El baobab tiene, para los occidentales, mala fama. Esto se debe tan solo y nada más que al libro El Principito, de Antoine de Saint-Exupéry, en el cual se desliza la información de que los baobabs, con sus enormes raíces, revientan los asteroides en que habitan los preadolescentes príncipes extraterrestres de rubios cabellos.

Esto es una mentira como una catedral, lo dijera Saint-Exupéry o lo dijera San Pedro Nolasco. Un infundio. Una calumnia. No hagan ustedes caso de semejante bulo. El baobab es uno de los árboles más prodigiosos del planeta.
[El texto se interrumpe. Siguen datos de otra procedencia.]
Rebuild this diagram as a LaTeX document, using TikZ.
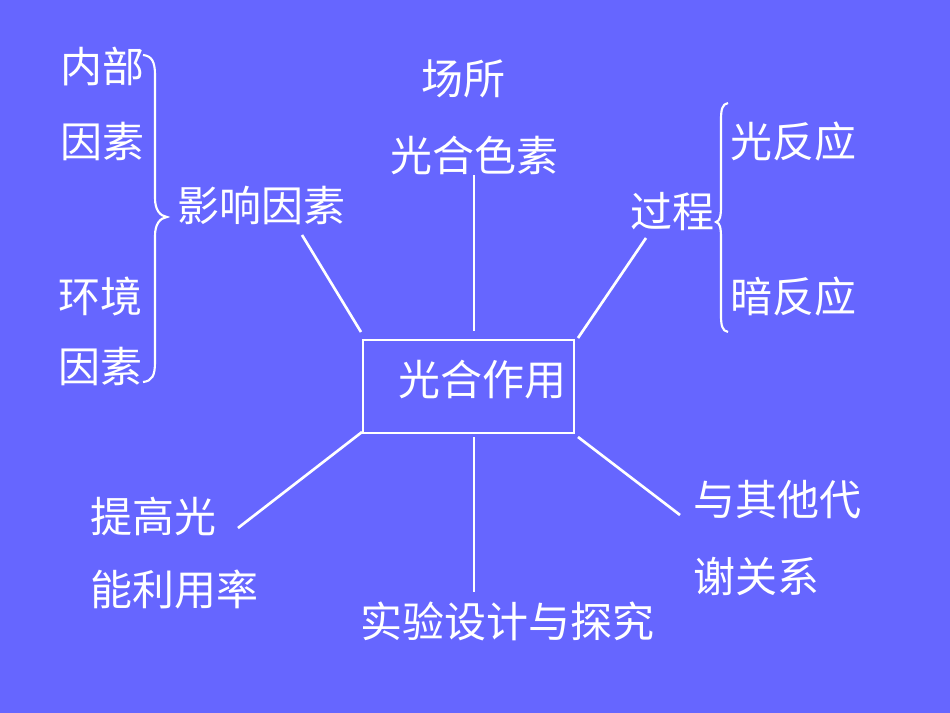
\documentclass[tikz,border=0pt]{standalone}
\usepackage{fontspec}
\newfontfamily\cjk{Noto Sans CJK SC}
\definecolor{bg}{HTML}{6666FF}
\begin{document}
\begin{tikzpicture}[x=0.75pt,y=-0.75pt,
  lbl/.style={anchor=base west,inner sep=0pt,text=white,font=\cjk\fontsize{31.5}{31.5}\selectfont},
  ln/.style={draw=white,line width=2pt},
  brc/.style={draw=white,line width=1.6pt}]
\fill[bg] (0,0) rectangle (950,713);
\useasboundingbox (0,0) rectangle (950,713);
% centre box
\node[draw=white,line width=2.2pt,minimum width=211*0.75pt,minimum height=93*0.75pt,inner sep=0pt] (box) at (468.5,386.5) {};
\node[lbl] (main) at (398,395) {光合作用};
% top-left group
\node[lbl] (nb) at (60,83) {内部};
\node[lbl] (ys1) at (60,158) {因素};
\node[lbl] (hj) at (58,312) {环境};
\node[lbl] (ys2) at (58,382) {因素};
\node[lbl] (yx) at (177,222) {影响因素};
\draw[brc] (143,55) .. controls (152,56) and (155,62) .. (155,75) -- (155,198)
  .. controls (155,210) and (160,216) .. (167,217)
  .. controls (160,218) and (155,224) .. (155,236) -- (155,362)
  .. controls (155,376) and (152,381) .. (143,382);
% top
\node[lbl] (cs) at (421,95) {场所};
\node[lbl] (sz) at (390,172) {光合色素};
% top-right group
\node[lbl] (gc) at (630,228) {过程};
\node[lbl] (gfy) at (730,158) {光反应};
\node[lbl] (afy) at (730,312) {暗反应};
\draw[brc] (728,103) .. controls (722,104) and (721,110) .. (721,120) -- (721,206)
  .. controls (721,216) and (720,221) .. (716,222)
  .. controls (720,223) and (721,228) .. (721,238) -- (721,315)
  .. controls (721,325) and (722,331) .. (728,332);
% bottom
\node[lbl] (tg) at (90,532) {提高光};
\node[lbl] (nl) at (90,605) {能利用率};
\node[lbl] (sy) at (360,637) {实验设计与探究};
\node[lbl] (yq) at (693,515) {与其他代};
\node[lbl] (xg) at (693,592) {谢关系};
% connector end points
\coordinate (a1) at (302,235); \coordinate (a2) at (361,332);
\coordinate (b1) at (474,175); \coordinate (b2) at (474,331);
\coordinate (c1) at (646,238); \coordinate (c2) at (578,338);
\coordinate (d1) at (238,528); \coordinate (d2) at (362,432);
\coordinate (e1) at (474,592); \coordinate (e2) at (474,437);
\coordinate (f1) at (680,515); \coordinate (f2) at (578,437);
\draw[ln] (a1) -- (a2);
\draw[ln] (b1) -- (b2);
\draw[ln] (c1) -- (c2);
\draw[ln] (d1) -- (d2);
\draw[ln] (e1) -- (e2);
\draw[ln] (f1) -- (f2);
\end{tikzpicture}
\end{document}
Allá donde prolifera (que no son demasiados sitios) es una fuente de vida, de creatividad y de seguridad. A los campesinos de Mayotte, de Australia, de Madagascar, del Sahel y de otros sitios parecidos, el baobab les parece un árbol divertido porque dicen que crece al revés; esto se debe a que sus espectaculares ramas parecen más bien raíces, y por eso se inventan que crece cabeza abajo.

Pero tampoco eso es verdad. Sí lo es su extraordinaria longevidad, que llega –dicen– a los 5.000 años, indiferente a los cambios de gobierno, de partido o de secretario general. Y su tamaño puede ser gigantesco, como bien saben en Bostuana. También es irrefutable que el baobab, árbol que no se parece a ningún otro, es una bendición tanto para los animales que viven cerca (los lémures de Madagascar seguramente no existirían de no ser por él) como para la gente.

Su corteza, blanda y acorchada, se regenera rápidamente, y sirve lo mismo como material de construcción, como combustible o de alimento para los elefantes en tiempos de sequía. Sus semillas, muy abundantes, son en muchos casos comestibles. Además, el baobab almacena agua. En serio. Los habitantes del Sahel lo saben mejor que nadie: donde hay baobabs no habrá sed, basta con saber buscar el agua en los escondrijos de la corteza. Los baobabs malgaches llegan a crecer dentro del mar, a varios metros de distancia de la playa o la escollera, pero el agua que almacenan es dulce. ¿Qué gobierno o qué ayuntamiento pueden decir lo mismo, eh?

El baobab, pues, es un árbol imaginativo que ofrece soluciones diferentes a los problemas que aquejan a los bichos, a las personas o a la misma tierra. Los elefantes dicen que es un árbol progresista. Los leopardos, que es muy de derechas (ay, pero ya se sabe cómo son los leopardos). Sin embargo todos, sin excepción, recurren al sorprendente baobab cuando lo necesitan. Algo cada vez más frecuente.